On the subcontinent, SA has the most pronounced jobs challenge. The ILO puts Sub-Saharan Africa’s average youth unemployment at 8.9%. SA’s, according to the recent Reserve Bank quarterly bulletin, is between five and seven times the subcontinent’s average. It’s 60% for 15- to 24-year-olds and more than 40% for those between 25 and 34 years. 

Two factors explain Sub-Saharan Africa’s jobs challenge.

First, it is the most youthful continent, with a median age of 18 versus 40-49 elsewhere. “By 2050, young Africans are expected to constitute more than one-third (35%) of global youth; that is, one in every three young people on Earth will be of African origin.” 

The subcontinent’s young labour force will continue to grow, adding 72.6-million potential workers between 2023 and 2050. If these young workers are to be connected to economic activity, 72.6-million cumulative jobs must be created over the years to 2050.

Second, young people are “employed” in precarious jobs. Nearly three in four do what the ILO describes as insecure work; more than one in three now earns less than the median wage. And more than one in two works in agriculture. That explains why Sub-Saharan Africa’s young people were the most stressed globally about losing jobs, according to the latest World Value Survey. By contrast, their American counterparts felt less financially independent than previous generations because of limited wage growth. 

The challenge for Africa is thus not only the creation of 72.6-million new jobs but the upgrading of existing ones. The upgrading of precarious jobs into decent ones matters for reasons of far more than economics. The ability to earn a decent income is a big enabler of a young person’s transition to adulthood. 

The quality components of a job — secure and well paying — bring the confidence that “enables young people to transition to the next steps of adulthood”. 

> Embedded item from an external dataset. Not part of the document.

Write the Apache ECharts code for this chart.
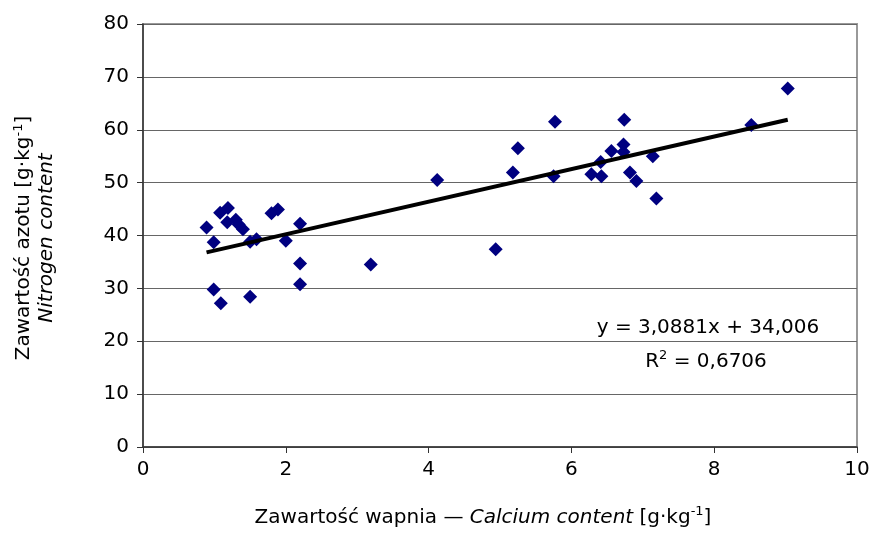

The markers of that transition, according to the ILO, include the ability to leave a parental nest, and gaining financial independence. In some cultures financial independence doesn’t mean leaving the parent home but the ability to contribute towards its expenses. 

“For youth in urban Sub-Saharan Africa, for instance, full-time work rarely follows schooling, and pathways to marriage and family formation are complicated by livelihood insecurity. But even in such settings ‘self-reliance’, which would normally necessitate earning an income, is taken to be a principal marker of adulthood.” 

Where these transitional pathways to adulthood are difficult, societal problems develop, including crime and other ills. That’s what KwaZulu-Natal police commissioner Nhlanhla Mkhwanazi was talking about recently when he said statistics show that crime in the province is a black problem. KwaZulu-Natal is the second most populous province after Gauteng, with an estimated 12.31-million people — 19.5% of the country’s total.

The recent protests in Kenya, in which young people were most prominent, also bear testimony to these warnings. Young Kenyans feel squeezed between stagnant incomes, mostly from precarious jobs, and the rising cost of living. The government wanted to add higher taxes to the mix, which would have worsened their precarity. 

The ILO warns that Africa’s imminent “youthquake” means the creation of new jobs and transformation of existing jobs into decent ones for the youth “becomes a critical issue for social justice and for the future of the global economy”. Youthquake is generally defined as an important social or political change started by the youth. 

• Sikhakhane, a former spokesperson for the finance minister, National Treasury and SA Reserve Bank, is editor of The Conversation Africa. He writes in his personal capacity.